Your goal:
Copy nothing but the text: reproduce each line of the listing exactly and leave the pictures out.

Raw data:
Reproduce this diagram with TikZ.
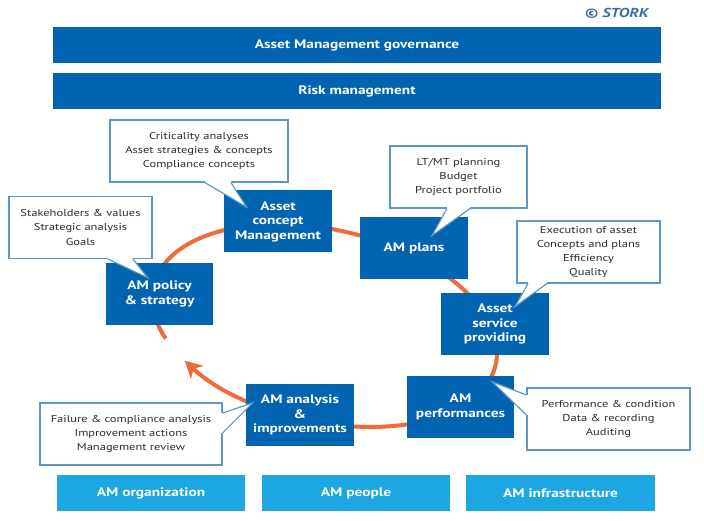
\documentclass[tikz,border=0pt]{standalone}
\usepackage{fontspec}
\setmainfont{PT Sans}[FakeStretch=1.25]
\usetikzlibrary{arrows.meta,calc}
\definecolor{amblue}{RGB}{0,100,176}
\definecolor{amcyan}{RGB}{28,166,226}
\definecolor{amorange}{RGB}{240,106,58}
\definecolor{amframe}{RGB}{95,150,196}
\definecolor{amstork}{RGB}{56,108,168}
\definecolor{amtext}{RGB}{45,45,45}

\begin{document}
\begin{tikzpicture}[x=1pt,y=1pt]

	\tikzset{
		bar/.style={fill=amblue, text=white, inner sep=0pt,
			minimum width=608pt, minimum height=36pt,
			font=\bfseries\fontsize{12.3}{14.5}\selectfont},
		amstep/.style={fill=amblue, text=white, align=center, inner sep=1pt,
			minimum width=#1, minimum height=62pt,
			font=\bfseries\fontsize{12.3}{14.5}\selectfont},
		amstep/.default=107pt,
		note/.style={draw=amframe, line width=1.2pt, fill=white, text=amtext,
			align=center, inner sep=1pt, minimum width=#1, minimum height=62pt,
			font=\fontsize{10}{14.3}\selectfont},
		base/.style={fill=amcyan, text=white, inner sep=0pt,
			minimum width=188pt, minimum height=36pt,
			font=\bfseries\fontsize{12.3}{14.5}\selectfont},
		ring/.style={draw=amorange, line width=4pt,
			-{Stealth[length=17pt, width=18pt, inset=5pt]}},
		tail/.style={draw=amframe, line width=1.2pt}
	}

	\useasboundingbox (0,0) rectangle (704,520);

	% cycle behind the steps
	\begin{scope}[shift={(324.5,194.5)}, rotate=-12.9]
		\draw[ring] (210.2:175.6 and 96) arc[start angle=210.2, end angle=-137, x radius=175.6, y radius=96];
	\end{scope}

	\node[anchor=east, text=amstork, font=\bfseries\itshape\fontsize{13}{14}\selectfont] (copy) at (652,507) {© STORK};

	\node[bar] (gov) at (357,475) {Asset Management governance};
	\node[bar] (risk) at (357,429) {Risk management};

	% steps
	\node[amstep] (policy) at (159.5,226) {AM policy\\\& strategy};
	\node[amstep=108pt] (concept) at (278,298.5) {Asset\\concept\\Management};
	\node[amstep=108pt] (plans) at (414,272) {AM plans};
	\node[amstep=108pt] (service) at (495,196) {Asset\\service\\providing};
	\node[amstep] (perform) at (460.5,113) {AM\\performances};
	\node[amstep=108pt] (analysis) at (300,105) {AM analysis\\\&\\improvements};

	% notes
	\node[note=178pt] (crit) at (199,369) {Criticality analyses\\Asset strategies \& concepts\\Compliance concepts};
	\node[note=143pt] (stake) at (80.5,292.5) {Stakeholders \& values\\Strategic analysis\\Goals};
	\node[note=137pt] (ltmt) at (458.5,343) {LT/MT planning\\Budget\\Project portfolio};
	\node[note=143pt] (exec) at (588.5,268) {Execution of asset\\Concepts and plans\\Efficiency\\Quality};
	\node[note=163pt] (perfnote) at (608.5,101) {Performance \& condition\\Data \& recording\\Auditing};
	\node[note=182pt] (fail) at (131,86) {Failure \& compliance analysis\\Improvement actions\\Management review};

	% pointers of the notes
	\coordinate (crit-a) at ($(crit.south)+(6,0)$);
	\coordinate (crit-b) at ($(crit.south)+(32,0)$);
	\coordinate (crit-t) at ($(concept.north west)+(23,-17)$);
	\coordinate (stake-a) at ($(stake.south)+(27.5,0)$);
	\coordinate (stake-b) at ($(stake.south)+(52.5,0)$);
	\coordinate (stake-t) at ($(policy.north west)+(42,-15)$);
	\coordinate (ltmt-a) at ($(ltmt.south)+(-11.5,0)$);
	\coordinate (ltmt-b) at ($(ltmt.south)+(11.5,0)$);
	\coordinate (ltmt-t) at ($(plans.north west)+(72,-19)$);
	\coordinate (exec-a) at ($(exec.south)+(-60.5,0)$);
	\coordinate (exec-b) at ($(exec.south)+(-41.5,0)$);
	\coordinate (exec-t) at ($(service.north west)+(74,-14)$);
	\coordinate (perfnote-a) at ($(perfnote.west)+(0,24)$);
	\coordinate (perfnote-b) at ($(perfnote.west)+(0,4)$);
	\coordinate (perfnote-t) at ($(perform.north east)+(-22,-6)$);
	\coordinate (fail-a) at ($(fail.east)+(0,21)$);
	\coordinate (fail-b) at ($(fail.east)+(0,1)$);
	\coordinate (fail-t) at ($(analysis.north west)+(7,-19)$);

	\foreach \n in {crit,stake,ltmt,exec,perfnote,fail} {
		\fill[white] (\n-a) -- (\n-t) -- (\n-b) -- cycle;
		\draw[white, line width=2.6pt] (\n-a) -- (\n-b);
		\draw[tail] (\n-a) -- (\n-t) -- (\n-b);
	}

	% foundations
	\node[base] (org) at (151,27) {AM organization};
	\node[base] (people) at (356,27) {AM people};
	\node[base, minimum width=189pt] (infra) at (560.5,27) {AM infrastructure};

\end{tikzpicture}
\end{document}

Answer to the task:
Reproduce this diagram with TikZ.
\documentclass[tikz,border=0pt]{standalone}
\usepackage{fontspec}
\setmainfont{PT Sans}[FakeStretch=1.25]
\usetikzlibrary{arrows.meta,calc}
\definecolor{amblue}{RGB}{0,100,176}
\definecolor{amcyan}{RGB}{28,166,226}
\definecolor{amorange}{RGB}{240,106,58}
\definecolor{amframe}{RGB}{95,150,196}
\definecolor{amstork}{RGB}{56,108,168}
\definecolor{amtext}{RGB}{45,45,45}

\begin{document}
\begin{tikzpicture}[x=1pt,y=1pt]

	\tikzset{
		bar/.style={fill=amblue, text=white, inner sep=0pt,
			minimum width=608pt, minimum height=36pt,
			font=\bfseries\fontsize{12.3}{14.5}\selectfont},
		amstep/.style={fill=amblue, text=white, align=center, inner sep=1pt,
			minimum width=#1, minimum height=62pt,
			font=\bfseries\fontsize{12.3}{14.5}\selectfont},
		amstep/.default=107pt,
		note/.style={draw=amframe, line width=1.2pt, fill=white, text=amtext,
			align=center, inner sep=1pt, minimum width=#1, minimum height=62pt,
			font=\fontsize{10}{14.3}\selectfont},
		base/.style={fill=amcyan, text=white, inner sep=0pt,
			minimum width=188pt, minimum height=36pt,
			font=\bfseries\fontsize{12.3}{14.5}\selectfont},
		ring/.style={draw=amorange, line width=4pt,
			-{Stealth[length=17pt, width=18pt, inset=5pt]}},
		tail/.style={draw=amframe, line width=1.2pt}
	}

	\useasboundingbox (0,0) rectangle (704,520);

	% cycle behind the steps
	\begin{scope}[shift={(324.5,194.5)}, rotate=-12.9]
		\draw[ring] (210.2:175.6 and 96) arc[start angle=210.2, end angle=-137, x radius=175.6, y radius=96];
	\end{scope}

	\node[anchor=east, text=amstork, font=\bfseries\itshape\fontsize{13}{14}\selectfont] (copy) at (652,507) {© STORK};

	\node[bar] (gov) at (357,475) {Asset Management governance};
	\node[bar] (risk) at (357,429) {Risk management};

	% steps
	\node[amstep] (policy) at (159.5,226) {AM policy\\\& strategy};
	\node[amstep=108pt] (concept) at (278,298.5) {Asset\\concept\\Management};
	\node[amstep=108pt] (plans) at (414,272) {AM plans};
	\node[amstep=108pt] (service) at (495,196) {Asset\\service\\providing};
	\node[amstep] (perform) at (460.5,113) {AM\\performances};
	\node[amstep=108pt] (analysis) at (300,105) {AM analysis\\\&\\improvements};

	% notes
	\node[note=178pt] (crit) at (199,369) {Criticality analyses\\Asset strategies \& concepts\\Compliance concepts};
	\node[note=143pt] (stake) at (80.5,292.5) {Stakeholders \& values\\Strategic analysis\\Goals};
	\node[note=137pt] (ltmt) at (458.5,343) {LT/MT planning\\Budget\\Project portfolio};
	\node[note=143pt] (exec) at (588.5,268) {Execution of asset\\Concepts and plans\\Efficiency\\Quality};
	\node[note=163pt] (perfnote) at (608.5,101) {Performance \& condition\\Data \& recording\\Auditing};
	\node[note=182pt] (fail) at (131,86) {Failure \& compliance analysis\\Improvement actions\\Management review};

	% pointers of the notes
	\coordinate (crit-a) at ($(crit.south)+(6,0)$);
	\coordinate (crit-b) at ($(crit.south)+(32,0)$);
	\coordinate (crit-t) at ($(concept.north west)+(23,-17)$);
	\coordinate (stake-a) at ($(stake.south)+(27.5,0)$);
	\coordinate (stake-b) at ($(stake.south)+(52.5,0)$);
	\coordinate (stake-t) at ($(policy.north west)+(42,-15)$);
	\coordinate (ltmt-a) at ($(ltmt.south)+(-11.5,0)$);
	\coordinate (ltmt-b) at ($(ltmt.south)+(11.5,0)$);
	\coordinate (ltmt-t) at ($(plans.north west)+(72,-19)$);
	\coordinate (exec-a) at ($(exec.south)+(-60.5,0)$);
	\coordinate (exec-b) at ($(exec.south)+(-41.5,0)$);
	\coordinate (exec-t) at ($(service.north west)+(74,-14)$);
	\coordinate (perfnote-a) at ($(perfnote.west)+(0,24)$);
	\coordinate (perfnote-b) at ($(perfnote.west)+(0,4)$);
	\coordinate (perfnote-t) at ($(perform.north east)+(-22,-6)$);
	\coordinate (fail-a) at ($(fail.east)+(0,21)$);
	\coordinate (fail-b) at ($(fail.east)+(0,1)$);
	\coordinate (fail-t) at ($(analysis.north west)+(7,-19)$);

	\foreach \n in {crit,stake,ltmt,exec,perfnote,fail} {
		\fill[white] (\n-a) -- (\n-t) -- (\n-b) -- cycle;
		\draw[white, line width=2.6pt] (\n-a) -- (\n-b);
		\draw[tail] (\n-a) -- (\n-t) -- (\n-b);
	}

	% foundations
	\node[base] (org) at (151,27) {AM organization};
	\node[base] (people) at (356,27) {AM people};
	\node[base, minimum width=189pt] (infra) at (560.5,27) {AM infrastructure};

\end{tikzpicture}
\end{document}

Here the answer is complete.